WEDNESDAY, Feb. 1, 2023 (HealthDay News) -- A 12-month vigorous or moderate aerobic exercise program can produce long-term beneficial effects on diabetes prevention in individuals with central obesity, according to a research letter published online Jan. 30 in JAMA Internal Medicine.

Ying Chen, M.D., Ph.D., from Fudan University in Shanghai, and colleagues assessed the long-term effect of a 12-month vigorous or moderate exercise intervention (coached and supervised) on incident diabetes during 10 years of follow-up. The analysis included participants with central obesity and nonalcoholic fatty liver disease who were randomly assigned to vigorous aerobic exercise (73 individuals), moderate aerobic exercise (73 individuals), or a nonexercise control group (74 individuals). Participants were asked not to change their diet.

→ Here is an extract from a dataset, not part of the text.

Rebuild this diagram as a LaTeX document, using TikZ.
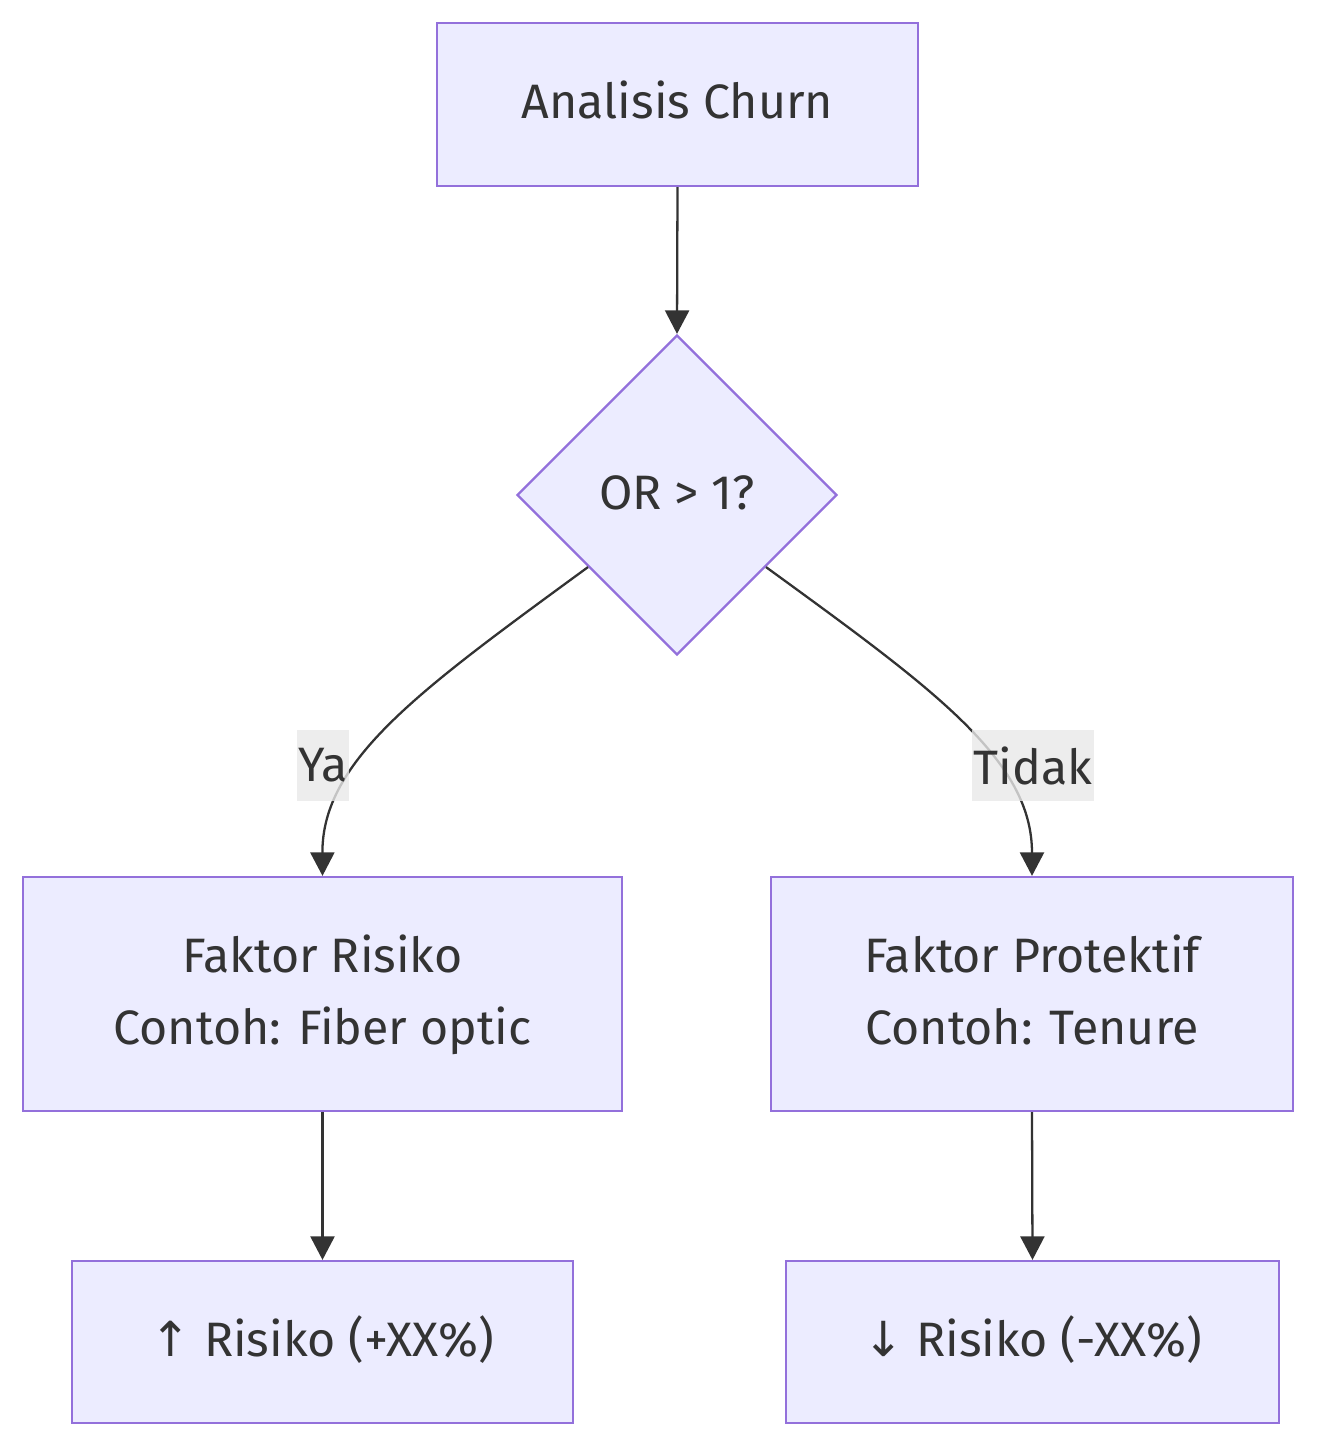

The researchers observed no significant differences between the groups at 10-year follow-up, although there was a trend of higher levels of leisure-time physical activity in the exercise groups versus the control group. The risk for diabetes was lower in the vigorous aerobic exercise group (relative risk, 0.51) and in the moderate aerobic exercise group (relative risk, 0.47) versus the nonexercise group. Similarly, hemoglobin A1c and waist circumference were significantly reduced in the vigorous and moderate exercise groups versus the nonexercise group. Fasting plasma glucose level and weight regain trended lower in the exercise groups than the nonexercise group, although not significantly.

“Our results are supportive of physical exercise as an effective scheme for obesity management to delay the progression of type 2 diabetes," the authors write.